* begin DATASET EXCERPT *

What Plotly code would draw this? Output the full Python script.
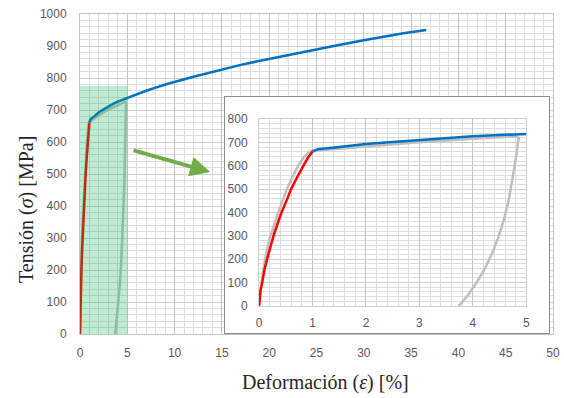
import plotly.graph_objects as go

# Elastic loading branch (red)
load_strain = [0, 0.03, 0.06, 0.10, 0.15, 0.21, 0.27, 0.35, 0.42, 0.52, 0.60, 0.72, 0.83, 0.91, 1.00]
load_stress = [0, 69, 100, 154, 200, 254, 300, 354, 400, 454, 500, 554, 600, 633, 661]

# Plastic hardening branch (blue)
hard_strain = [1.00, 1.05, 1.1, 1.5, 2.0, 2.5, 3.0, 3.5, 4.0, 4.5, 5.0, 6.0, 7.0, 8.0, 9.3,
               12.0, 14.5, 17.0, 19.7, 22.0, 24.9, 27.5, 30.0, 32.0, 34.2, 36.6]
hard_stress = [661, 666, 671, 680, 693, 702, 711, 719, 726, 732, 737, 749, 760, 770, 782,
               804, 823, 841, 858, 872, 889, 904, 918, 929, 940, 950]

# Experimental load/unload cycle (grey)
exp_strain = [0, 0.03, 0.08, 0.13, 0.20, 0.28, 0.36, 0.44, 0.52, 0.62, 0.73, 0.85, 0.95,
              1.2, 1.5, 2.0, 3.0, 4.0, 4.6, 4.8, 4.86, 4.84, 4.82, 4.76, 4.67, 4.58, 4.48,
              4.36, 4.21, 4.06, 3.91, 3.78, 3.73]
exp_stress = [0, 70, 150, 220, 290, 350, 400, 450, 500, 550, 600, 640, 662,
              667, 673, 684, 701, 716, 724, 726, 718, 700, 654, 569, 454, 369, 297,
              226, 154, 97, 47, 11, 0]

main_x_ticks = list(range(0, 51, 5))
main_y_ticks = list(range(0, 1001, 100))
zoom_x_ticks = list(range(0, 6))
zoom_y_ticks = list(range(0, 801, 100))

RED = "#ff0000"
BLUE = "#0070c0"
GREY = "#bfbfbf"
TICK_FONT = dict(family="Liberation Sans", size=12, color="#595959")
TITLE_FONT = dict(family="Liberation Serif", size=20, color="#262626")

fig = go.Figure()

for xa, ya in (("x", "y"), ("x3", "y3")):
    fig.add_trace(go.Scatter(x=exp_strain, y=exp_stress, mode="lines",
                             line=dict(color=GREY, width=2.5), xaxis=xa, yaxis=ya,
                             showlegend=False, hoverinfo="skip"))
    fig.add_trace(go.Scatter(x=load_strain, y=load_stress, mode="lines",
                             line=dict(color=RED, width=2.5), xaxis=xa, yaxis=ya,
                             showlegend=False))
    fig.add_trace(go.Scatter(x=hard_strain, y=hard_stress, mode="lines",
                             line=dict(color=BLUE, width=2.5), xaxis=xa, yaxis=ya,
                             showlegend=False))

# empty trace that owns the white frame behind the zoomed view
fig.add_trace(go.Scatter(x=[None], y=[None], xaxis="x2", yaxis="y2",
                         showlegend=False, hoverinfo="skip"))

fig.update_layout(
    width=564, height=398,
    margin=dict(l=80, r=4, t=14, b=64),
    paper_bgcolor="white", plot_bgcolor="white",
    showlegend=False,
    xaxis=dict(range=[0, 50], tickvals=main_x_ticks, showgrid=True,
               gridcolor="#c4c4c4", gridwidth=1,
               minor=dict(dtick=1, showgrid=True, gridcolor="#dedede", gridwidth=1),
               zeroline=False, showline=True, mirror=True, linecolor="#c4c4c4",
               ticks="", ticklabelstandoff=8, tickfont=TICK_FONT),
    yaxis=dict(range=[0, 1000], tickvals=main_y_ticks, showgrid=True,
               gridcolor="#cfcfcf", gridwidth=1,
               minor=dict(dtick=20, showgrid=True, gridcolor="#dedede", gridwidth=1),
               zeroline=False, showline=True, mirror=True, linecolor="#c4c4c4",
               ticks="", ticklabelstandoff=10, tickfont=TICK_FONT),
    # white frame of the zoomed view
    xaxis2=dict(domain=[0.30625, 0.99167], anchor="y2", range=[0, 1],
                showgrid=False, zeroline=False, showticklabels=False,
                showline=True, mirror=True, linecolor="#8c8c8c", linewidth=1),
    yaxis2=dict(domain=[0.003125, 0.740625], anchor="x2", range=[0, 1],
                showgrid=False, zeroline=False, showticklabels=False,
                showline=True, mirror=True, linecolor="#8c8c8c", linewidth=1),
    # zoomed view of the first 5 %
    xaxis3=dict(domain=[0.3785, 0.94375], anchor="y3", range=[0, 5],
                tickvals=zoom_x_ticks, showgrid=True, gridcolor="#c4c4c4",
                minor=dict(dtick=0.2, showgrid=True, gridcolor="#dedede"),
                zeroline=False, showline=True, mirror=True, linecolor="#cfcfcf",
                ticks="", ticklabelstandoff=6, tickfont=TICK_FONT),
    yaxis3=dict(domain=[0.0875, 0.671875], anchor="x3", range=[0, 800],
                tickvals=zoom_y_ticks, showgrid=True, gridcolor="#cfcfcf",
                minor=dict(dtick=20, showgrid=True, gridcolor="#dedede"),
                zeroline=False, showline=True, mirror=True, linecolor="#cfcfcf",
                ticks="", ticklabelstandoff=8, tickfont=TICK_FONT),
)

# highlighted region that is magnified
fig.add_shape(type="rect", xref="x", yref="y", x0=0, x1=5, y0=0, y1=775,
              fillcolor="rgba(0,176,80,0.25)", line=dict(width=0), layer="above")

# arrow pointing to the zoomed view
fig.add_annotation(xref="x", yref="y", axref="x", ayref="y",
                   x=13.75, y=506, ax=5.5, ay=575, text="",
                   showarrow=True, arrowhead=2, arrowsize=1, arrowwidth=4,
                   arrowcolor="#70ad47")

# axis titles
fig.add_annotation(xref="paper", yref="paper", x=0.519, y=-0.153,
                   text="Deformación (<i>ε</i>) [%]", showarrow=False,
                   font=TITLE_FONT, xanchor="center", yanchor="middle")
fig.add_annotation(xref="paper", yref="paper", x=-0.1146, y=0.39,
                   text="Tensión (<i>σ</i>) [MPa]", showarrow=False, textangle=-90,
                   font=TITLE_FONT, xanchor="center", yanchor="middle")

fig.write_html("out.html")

* end DATASET EXCERPT *

PROMPT
Exclude the pictures. Write out the remaining data exactly.

SOLVED EXERCISE
What Plotly code would draw this? Output the full Python script.
import plotly.graph_objects as go

# Elastic loading branch (red)
load_strain = [0, 0.03, 0.06, 0.10, 0.15, 0.21, 0.27, 0.35, 0.42, 0.52, 0.60, 0.72, 0.83, 0.91, 1.00]
load_stress = [0, 69, 100, 154, 200, 254, 300, 354, 400, 454, 500, 554, 600, 633, 661]

# Plastic hardening branch (blue)
hard_strain = [1.00, 1.05, 1.1, 1.5, 2.0, 2.5, 3.0, 3.5, 4.0, 4.5, 5.0, 6.0, 7.0, 8.0, 9.3,
               12.0, 14.5, 17.0, 19.7, 22.0, 24.9, 27.5, 30.0, 32.0, 34.2, 36.6]
hard_stress = [661, 666, 671, 680, 693, 702, 711, 719, 726, 732, 737, 749, 760, 770, 782,
               804, 823, 841, 858, 872, 889, 904, 918, 929, 940, 950]

# Experimental load/unload cycle (grey)
exp_strain = [0, 0.03, 0.08, 0.13, 0.20, 0.28, 0.36, 0.44, 0.52, 0.62, 0.73, 0.85, 0.95,
              1.2, 1.5, 2.0, 3.0, 4.0, 4.6, 4.8, 4.86, 4.84, 4.82, 4.76, 4.67, 4.58, 4.48,
              4.36, 4.21, 4.06, 3.91, 3.78, 3.73]
exp_stress = [0, 70, 150, 220, 290, 350, 400, 450, 500, 550, 600, 640, 662,
              667, 673, 684, 701, 716, 724, 726, 718, 700, 654, 569, 454, 369, 297,
              226, 154, 97, 47, 11, 0]

main_x_ticks = list(range(0, 51, 5))
main_y_ticks = list(range(0, 1001, 100))
zoom_x_ticks = list(range(0, 6))
zoom_y_ticks = list(range(0, 801, 100))

RED = "#ff0000"
BLUE = "#0070c0"
GREY = "#bfbfbf"
TICK_FONT = dict(family="Liberation Sans", size=12, color="#595959")
TITLE_FONT = dict(family="Liberation Serif", size=20, color="#262626")

fig = go.Figure()

for xa, ya in (("x", "y"), ("x3", "y3")):
    fig.add_trace(go.Scatter(x=exp_strain, y=exp_stress, mode="lines",
                             line=dict(color=GREY, width=2.5), xaxis=xa, yaxis=ya,
                             showlegend=False, hoverinfo="skip"))
    fig.add_trace(go.Scatter(x=load_strain, y=load_stress, mode="lines",
                             line=dict(color=RED, width=2.5), xaxis=xa, yaxis=ya,
                             showlegend=False))
    fig.add_trace(go.Scatter(x=hard_strain, y=hard_stress, mode="lines",
                             line=dict(color=BLUE, width=2.5), xaxis=xa, yaxis=ya,
                             showlegend=False))

# empty trace that owns the white frame behind the zoomed view
fig.add_trace(go.Scatter(x=[None], y=[None], xaxis="x2", yaxis="y2",
                         showlegend=False, hoverinfo="skip"))

fig.update_layout(
    width=564, height=398,
    margin=dict(l=80, r=4, t=14, b=64),
    paper_bgcolor="white", plot_bgcolor="white",
    showlegend=False,
    xaxis=dict(range=[0, 50], tickvals=main_x_ticks, showgrid=True,
               gridcolor="#c4c4c4", gridwidth=1,
               minor=dict(dtick=1, showgrid=True, gridcolor="#dedede", gridwidth=1),
               zeroline=False, showline=True, mirror=True, linecolor="#c4c4c4",
               ticks="", ticklabelstandoff=8, tickfont=TICK_FONT),
    yaxis=dict(range=[0, 1000], tickvals=main_y_ticks, showgrid=True,
               gridcolor="#cfcfcf", gridwidth=1,
               minor=dict(dtick=20, showgrid=True, gridcolor="#dedede", gridwidth=1),
               zeroline=False, showline=True, mirror=True, linecolor="#c4c4c4",
               ticks="", ticklabelstandoff=10, tickfont=TICK_FONT),
    # white frame of the zoomed view
    xaxis2=dict(domain=[0.30625, 0.99167], anchor="y2", range=[0, 1],
                showgrid=False, zeroline=False, showticklabels=False,
                showline=True, mirror=True, linecolor="#8c8c8c", linewidth=1),
    yaxis2=dict(domain=[0.003125, 0.740625], anchor="x2", range=[0, 1],
                showgrid=False, zeroline=False, showticklabels=False,
                showline=True, mirror=True, linecolor="#8c8c8c", linewidth=1),
    # zoomed view of the first 5 %
    xaxis3=dict(domain=[0.3785, 0.94375], anchor="y3", range=[0, 5],
                tickvals=zoom_x_ticks, showgrid=True, gridcolor="#c4c4c4",
                minor=dict(dtick=0.2, showgrid=True, gridcolor="#dedede"),
                zeroline=False, showline=True, mirror=True, linecolor="#cfcfcf",
                ticks="", ticklabelstandoff=6, tickfont=TICK_FONT),
    yaxis3=dict(domain=[0.0875, 0.671875], anchor="x3", range=[0, 800],
                tickvals=zoom_y_ticks, showgrid=True, gridcolor="#cfcfcf",
                minor=dict(dtick=20, showgrid=True, gridcolor="#dedede"),
                zeroline=False, showline=True, mirror=True, linecolor="#cfcfcf",
                ticks="", ticklabelstandoff=8, tickfont=TICK_FONT),
)

# highlighted region that is magnified
fig.add_shape(type="rect", xref="x", yref="y", x0=0, x1=5, y0=0, y1=775,
              fillcolor="rgba(0,176,80,0.25)", line=dict(width=0), layer="above")

# arrow pointing to the zoomed view
fig.add_annotation(xref="x", yref="y", axref="x", ayref="y",
                   x=13.75, y=506, ax=5.5, ay=575, text="",
                   showarrow=True, arrowhead=2, arrowsize=1, arrowwidth=4,
                   arrowcolor="#70ad47")

# axis titles
fig.add_annotation(xref="paper", yref="paper", x=0.519, y=-0.153,
                   text="Deformación (<i>ε</i>) [%]", showarrow=False,
                   font=TITLE_FONT, xanchor="center", yanchor="middle")
fig.add_annotation(xref="paper", yref="paper", x=-0.1146, y=0.39,
                   text="Tensión (<i>σ</i>) [MPa]", showarrow=False, textangle=-90,
                   font=TITLE_FONT, xanchor="center", yanchor="middle")

fig.write_html("out.html")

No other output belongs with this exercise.